Like the man about to be carted away in Monty Python's Holy Grail, the Percy Sutton story was not quite dead yet. Sutton's son and daughter told conservative reporter Ken Timmerman that no one in their family even knew who Kevin Wardally was, let alone authorized him to speak on behalf of the family. "I'm getting better," pled Monty Python's nearly dead man. No, he wasn't. Nor was this story. With Hillary out of the race, no newsroom in America felt compelled to dig up dirt that could sully Obama.
About that time, I found a diary entry that caught my attention. Radical-turned-actor Peter Coyote entered it at the time of the 1996 Democratic National Convention in Chicago. Coyote wrote, "I inform Martha that I'm dragging her to the apartment of old friends, ex-Weathermen, Bernadine [sic] Dohrn and Bill Ayers, hosting a party for Senator Leahy. Perhaps Edward Said will be there."
Said had taught Obama at least one class at Columbia. I had earlier seen a photo taken during an Arab-American community dinner in Chicago in 1998 on the fiftieth anniversary of the Palestinian nakba, or disaster. The photo [below] shows Obama sitting next to Said, seemingly engaged in an animated conversation at dinner. The intimacy surprised me. At the time of the photo, Obama was an obscure state senator while Said, according to the Nation, was "probably the best-known intellectual in the world" and the star of that evening's show. He would speak on this occasion, as the Los Angeles Times would later report, "against settlements, against Israeli apartheid."

All of this got me to wondering whether an Ayers-Obama-Said-al-Mansour cabal had formed in the early 1980s back in New York City. If so, such a combine might have generated enough momentum to push Obama's career along. To see if Obama and Ayers had crossed paths before Chicago, I ordered a copy of Bill Ayers' 2001 memoir, Fugitive Days.

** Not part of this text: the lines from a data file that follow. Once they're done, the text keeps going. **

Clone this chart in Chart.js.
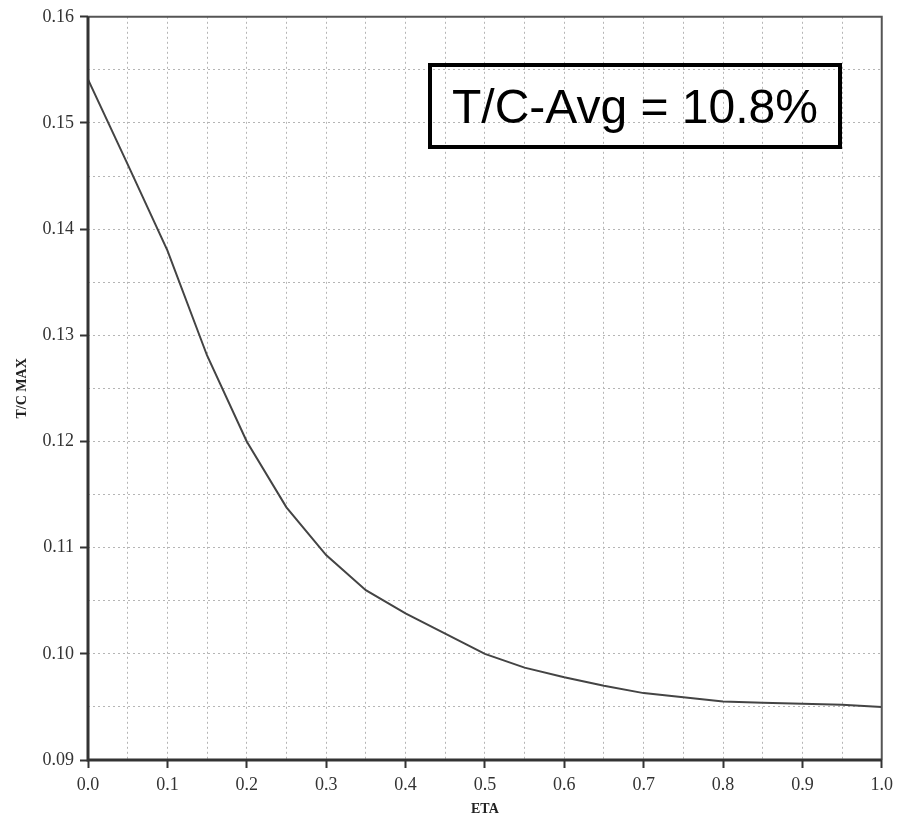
<!DOCTYPE html>
<html>
<head>
<meta charset="utf-8">
<script src="https://cdn.jsdelivr.net/npm/chart.js@4.4.1/dist/chart.umd.min.js"></script>
<style>
    html, body { margin: 0; padding: 0; background: #fff; }
    #wrap { position: relative; width: 899px; height: 822px; }
    #avgBox {
        position: absolute;
        left: 428px; top: 63px;
        width: 406px; height: 78px;
        border: 4px solid #000;
        display: flex; align-items: center; justify-content: center;
        font-family: "Liberation Sans", Arial, sans-serif;
        font-size: 48px; color: #000;
    }
</style>
</head>
<body>
<div id="wrap">
    <canvas id="chartTC" width="899" height="822"></canvas>
    <div id="avgBox">T/C-Avg = 10.8%</div>
</div>
<script>
// data
const eta = [0.0, 0.05, 0.1, 0.15, 0.2, 0.25, 0.3, 0.35, 0.4, 0.45, 0.5, 0.55, 0.6, 0.65, 0.7, 0.75, 0.8, 0.85, 0.9, 0.95, 1.0];
const tcMax = [0.1541, 0.1461, 0.1380, 0.1281, 0.1200, 0.1138, 0.1093, 0.1060, 0.1038, 0.1019, 0.1000, 0.0987, 0.0978, 0.0970, 0.0963, 0.0959, 0.0955, 0.0954, 0.0953, 0.0952, 0.0950];

const serif = '"Liberation Serif", "Times New Roman", serif';

// garis bingkai plot
const framePlugin = {
    id: 'frame',
    afterDatasetsDraw(chart) {
        const a = chart.chartArea;
        const c = chart.ctx;
        c.save();
        c.strokeStyle = '#555';
        c.lineWidth = 2;
        c.beginPath();
        c.moveTo(a.left, a.top);
        c.lineTo(a.right, a.top);
        c.lineTo(a.right, a.bottom);
        c.stroke();
        c.strokeStyle = '#333';
        c.lineWidth = 3;
        c.beginPath();
        c.moveTo(a.left, a.top);
        c.lineTo(a.left, a.bottom);
        c.lineTo(a.right, a.bottom);
        c.stroke();
        c.restore();
    }
};

document.addEventListener('DOMContentLoaded', function() {
    const ctx = document.getElementById('chartTC');
    new Chart(ctx.getContext('2d'), {
        type: 'line',
        data: {
            datasets: [{
                label: 'T/C MAX',
                data: eta.map((x, i) => ({ x: x, y: tcMax[i] })),
                borderColor: '#444',
                borderWidth: 2,
                pointRadius: 0,
                tension: 0,
                fill: false
            }]
        },
        options: {
            responsive: false,
            animation: false,
            layout: {
                padding: { top: 15, right: 15, left: 0, bottom: 0 }
            },
            plugins: {
                legend: { display: false },
                tooltip: { enabled: false }
            },
            scales: {
                x: {
                    type: 'linear',
                    min: 0,
                    max: 1,
                    border: { display: false, dash: [2, 3] },
                    ticks: {
                        stepSize: 0.05,
                        autoSkip: false,
                        maxRotation: 0,
                        padding: 6,
                        color: '#333',
                        font: { family: serif, size: 18 },
                        callback: function(v) {
                            return Math.round(v * 100) % 10 === 0 ? v.toFixed(1) : '';
                        }
                    },
                    grid: {
                        color: '#b5b5b5',
                        tickLength: 8,
                        tickBorderDash: [],
                        tickWidth: 2,
                        tickColor: function(c) {
                            return Math.round(c.tick.value * 100) % 10 === 0 ? '#333' : 'rgba(0,0,0,0)';
                        }
                    },
                    title: {
                        display: true,
                        text: 'ETA',
                        color: '#222',
                        font: { family: serif, size: 14, weight: 'bold' },
                        padding: { top: 0, bottom: 4 }
                    },
                    afterFit: function(scale) { scale.height = 62; }
                },
                y: {
                    min: 0.09,
                    max: 0.16,
                    border: { display: false, dash: [2, 3] },
                    ticks: {
                        stepSize: 0.005,
                        autoSkip: false,
                        padding: 6,
                        color: '#333',
                        font: { family: serif, size: 18 },
                        callback: function(v) {
                            return Math.round(v * 1000) % 10 === 0 ? v.toFixed(2) : '';
                        }
                    },
                    grid: {
                        color: '#b5b5b5',
                        tickLength: 8,
                        tickBorderDash: [],
                        tickWidth: 2,
                        tickColor: function(c) {
                            return Math.round(c.tick.value * 1000) % 10 === 0 ? '#333' : 'rgba(0,0,0,0)';
                        }
                    },
                    title: {
                        display: true,
                        text: 'T/C MAX',
                        color: '#222',
                        font: { family: serif, size: 14, weight: 'bold' },
                        padding: { top: 14, bottom: 4 }
                    },
                    afterFit: function(scale) { scale.width = 88; }
                }
            }
        },
        plugins: [framePlugin]
    });
});
</script>
</body>
</html>
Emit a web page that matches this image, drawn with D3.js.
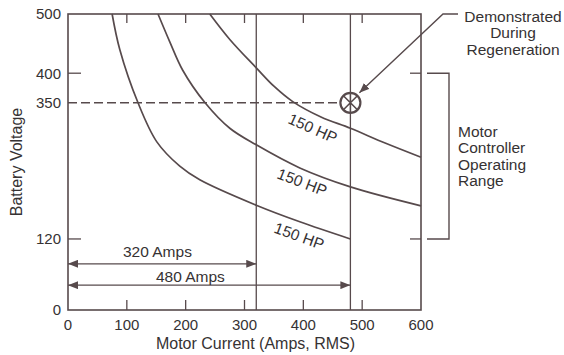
<!DOCTYPE html>
<html>
<head>
<meta charset="utf-8">
<script src="https://cdn.jsdelivr.net/npm/d3@7"></script>
<style>
  body { margin: 0; background: #fff; }
  text { font-family: "Liberation Sans", Arial, sans-serif; fill: #363233; }
</style>
</head>
<body>
<div id="chart"></div>
<script>
// values
var xTicks = [0, 100, 200, 300, 400, 500, 600];
var yTicks = [0, 120, 350, 400, 500];

var curveAAmps  = [75, 88, 119, 151, 190, 224, 320, 394, 480];
var curveAVolts = [500, 440, 350, 284, 243, 220, 177, 149, 120];
var curveBAmps  = [153, 173, 195, 233, 275, 320, 394, 480, 600];
var curveBVolts = [500, 453, 405, 350, 307, 279, 240, 208, 176];
var curveCAmps  = [241, 275, 320, 350, 382, 430, 480, 539, 600];
var curveCVolts = [500, 457, 409, 378, 352, 326, 307, 282, 258];

var hpLabels     = ["150 HP", "150 HP", "150 HP"];
var hpLabelAmps  = [416, 398, 393];
var hpLabelVolts = [307, 216, 125];
var hpLabelAngle = [24, 21, 20];

var limitAmps   = [320, 480];
var limitLabels = ["320 Amps", "480 Amps"];
var limitArrowV = [78, 42];
var limitLabelAmps = [152, 208];

var demoAmps = 480, demoVolts = 350;
var rangeVolts = [400, 120];
var demoText  = ["Demonstrated", "During", "Regeneration"];
var rangeText = ["Motor", "Controller", "Operating", "Range"];

var w = 564, h = 355;
var padL = 68, padR = 421, padT = 14, padB = 310;
var ink = "#574a4c";

var svg = d3.select("#chart").append("svg")
    .attr("width", w)
    .attr("height", h);

var x = d3.scaleLinear().domain([0, 600]).range([padL, padR]);
var y = d3.scaleLinear().domain([0, 500]).range([padB, padT]);

var defs = svg.append("defs");
defs.append("marker")
    .attr("id", "head")
    .attr("viewBox", "0 0 10 8")
    .attr("refX", 10).attr("refY", 4)
    .attr("markerWidth", 10).attr("markerHeight", 8)
    .attr("markerUnits", "userSpaceOnUse")
    .attr("orient", "auto-start-reverse")
    .append("path")
    .attr("d", "M0,0 L10,4 L0,8 Z")
    .attr("fill", ink);

// frame
svg.append("rect")
    .attr("x", padL).attr("y", padT)
    .attr("width", padR - padL).attr("height", padB - padT)
    .attr("fill", "none").attr("stroke", ink).attr("stroke-width", 1.6);

// x ticks, bottom and top, pointing inward
var inner = xTicks.filter(d => d > 0 && d < 600);
svg.selectAll("line.xb").data(inner).enter().append("line")
    .attr("x1", d => x(d)).attr("x2", d => x(d))
    .attr("y1", padB).attr("y2", padB - 10)
    .attr("stroke", ink).attr("stroke-width", 1.3);
svg.selectAll("line.xt").data(inner).enter().append("line")
    .attr("x1", d => x(d)).attr("x2", d => x(d))
    .attr("y1", padT).attr("y2", padT + 9)
    .attr("stroke", ink).attr("stroke-width", 1.3);

svg.selectAll("text.xl").data(xTicks).enter().append("text")
    .attr("x", d => x(d)).attr("y", 330)
    .attr("text-anchor", "middle")
    .style("font-size", "15px")
    .text(d => d);

// y ticks, left and right
svg.selectAll("line.yl").data(rangeVolts).enter().append("line")
    .attr("x1", padL).attr("x2", padL + 13)
    .attr("y1", d => y(d)).attr("y2", d => y(d))
    .attr("stroke", ink).attr("stroke-width", 1.3);
svg.selectAll("line.yr").data(rangeVolts).enter().append("line")
    .attr("x1", padR - 11).attr("x2", padR)
    .attr("y1", d => y(d)).attr("y2", d => y(d))
    .attr("stroke", ink).attr("stroke-width", 1.3);

svg.selectAll("text.yt").data(yTicks).enter().append("text")
    .attr("x", 61).attr("y", d => y(d))
    .attr("dy", "0.36em")
    .attr("text-anchor", "end")
    .style("font-size", "15px")
    .text(d => d);

// axis titles
svg.append("text")
    .attr("x", (padL + padR) / 2 + 11).attr("y", 349)
    .attr("text-anchor", "middle")
    .style("font-size", "16px")
    .text("Motor Current (Amps, RMS)");

svg.append("text")
    .attr("transform", "rotate(-90)")
    .attr("x", -162).attr("y", 22)
    .attr("text-anchor", "middle")
    .style("font-size", "16px")
    .text("Battery Voltage");

// 320 / 480 amp limits
svg.selectAll("line.lim").data(limitAmps).enter().append("line")
    .attr("x1", d => x(d)).attr("x2", d => x(d))
    .attr("y1", padT).attr("y2", padB)
    .attr("stroke", ink).attr("stroke-width", 1.3);

svg.selectAll("line.arr").data(limitAmps).enter().append("line")
    .attr("x1", x(0)).attr("x2", d => x(d))
    .attr("y1", (d, i) => y(limitArrowV[i])).attr("y2", (d, i) => y(limitArrowV[i]))
    .attr("stroke", ink).attr("stroke-width", 1.3)
    .attr("marker-start", "url(#head)")
    .attr("marker-end", "url(#head)");

svg.selectAll("text.arr").data(limitLabels).enter().append("text")
    .attr("x", (d, i) => x(limitLabelAmps[i]))
    .attr("y", (d, i) => y(limitArrowV[i]) - (i === 0 ? 7 : 3.5))
    .attr("text-anchor", "middle")
    .style("font-size", "15.5px")
    .text(d => d);

// 350 V dashed line up to the demonstrated point
svg.append("line")
    .attr("x1", x(0)).attr("x2", x(demoAmps) - 11)
    .attr("y1", y(demoVolts)).attr("y2", y(demoVolts))
    .attr("stroke", ink).attr("stroke-width", 1.4)
    .attr("stroke-dasharray", "9,4");

// constant power curves
var line = d3.line()
    .x(d => x(d[0]))
    .y(d => y(d[1]))
    .curve(d3.curveCatmullRom.alpha(0.5));

var curves = [
    d3.zip(curveAAmps, curveAVolts),
    d3.zip(curveBAmps, curveBVolts),
    d3.zip(curveCAmps, curveCVolts)
];

svg.selectAll("path.hp").data(curves).enter().append("path")
    .attr("d", line)
    .attr("fill", "none")
    .attr("stroke", ink)
    .attr("stroke-width", 1.7);

svg.selectAll("text.hp").data(hpLabels).enter().append("text")
    .attr("transform", (d, i) => "translate(" + x(hpLabelAmps[i]) + "," + y(hpLabelVolts[i]) + ") rotate(" + hpLabelAngle[i] + ")")
    .attr("dy", "0.35em")
    .attr("text-anchor", "middle")
    .style("font-size", "15.5px")
    .text(d => d);

// demonstrated point
var cx = x(demoAmps), cy = y(demoVolts), r = 10;
svg.append("circle")
    .attr("cx", cx).attr("cy", cy).attr("r", r)
    .attr("fill", "#fff").attr("stroke", ink).attr("stroke-width", 2.2);
var k = r * 0.7;
svg.append("path")
    .attr("d", "M" + (cx - k) + "," + (cy - k) + "L" + (cx + k) + "," + (cy + k) +
               "M" + (cx + k) + "," + (cy - k) + "L" + (cx - k) + "," + (cy + k) +
               "M" + cx + "," + (cy - r) + "L" + cx + "," + (cy + r))
    .attr("stroke", ink).attr("stroke-width", 1.6);

// callout arrow
svg.append("path")
    .attr("d", "M458," + padT + "L443," + padT + "L" + (cx + 9) + "," + (cy - 10))
    .attr("fill", "none")
    .attr("stroke", ink).attr("stroke-width", 1.4)
    .attr("marker-end", "url(#head)");

svg.selectAll("text.demo").data(demoText).enter().append("text")
    .attr("x", 513).attr("y", (d, i) => 21.5 + i * 16.7)
    .attr("text-anchor", "middle")
    .style("font-size", "15.5px")
    .text(d => d);

// operating range bracket
svg.append("path")
    .attr("d", "M427," + y(rangeVolts[0]) + "H449V" + y(rangeVolts[1]) + "H427")
    .attr("fill", "none")
    .attr("stroke", ink).attr("stroke-width", 1.4);

svg.selectAll("text.range").data(rangeText).enter().append("text")
    .attr("x", 458).attr("y", (d, i) => 136.5 + i * 16.5)
    .style("font-size", "15.5px")
    .text(d => d);
</script>
</body>
</html>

It was then that I began to realize the depth of Ayers's involvement in Obama's rise to power.
Obama would have needed help to get into Harvard. Friendly biographer David Remnick tells us that Obama was an "unspectacular" student in his two years at Columbia and at every stop before that going back to grade school. A Northwestern University professor, John L. McKnight, although a friend of Obama's and a fellow Alinskyite, reinforces the point, telling Remnick, "I don't think [Obama] did too well in college." As to Obama's LSAT scores, Jimmy Hoffa's body will be unearthed before those are.
How such an indifferent student got into a law school whose applicants' LSAT scores typically track between the 98th and the 99th percentile and whose GPAs range between 3.80 and 4.00 is a subject the media have chosen not to explore. Nor have they asked how Obama paid for that education. Maybe it is time they ask the mailman.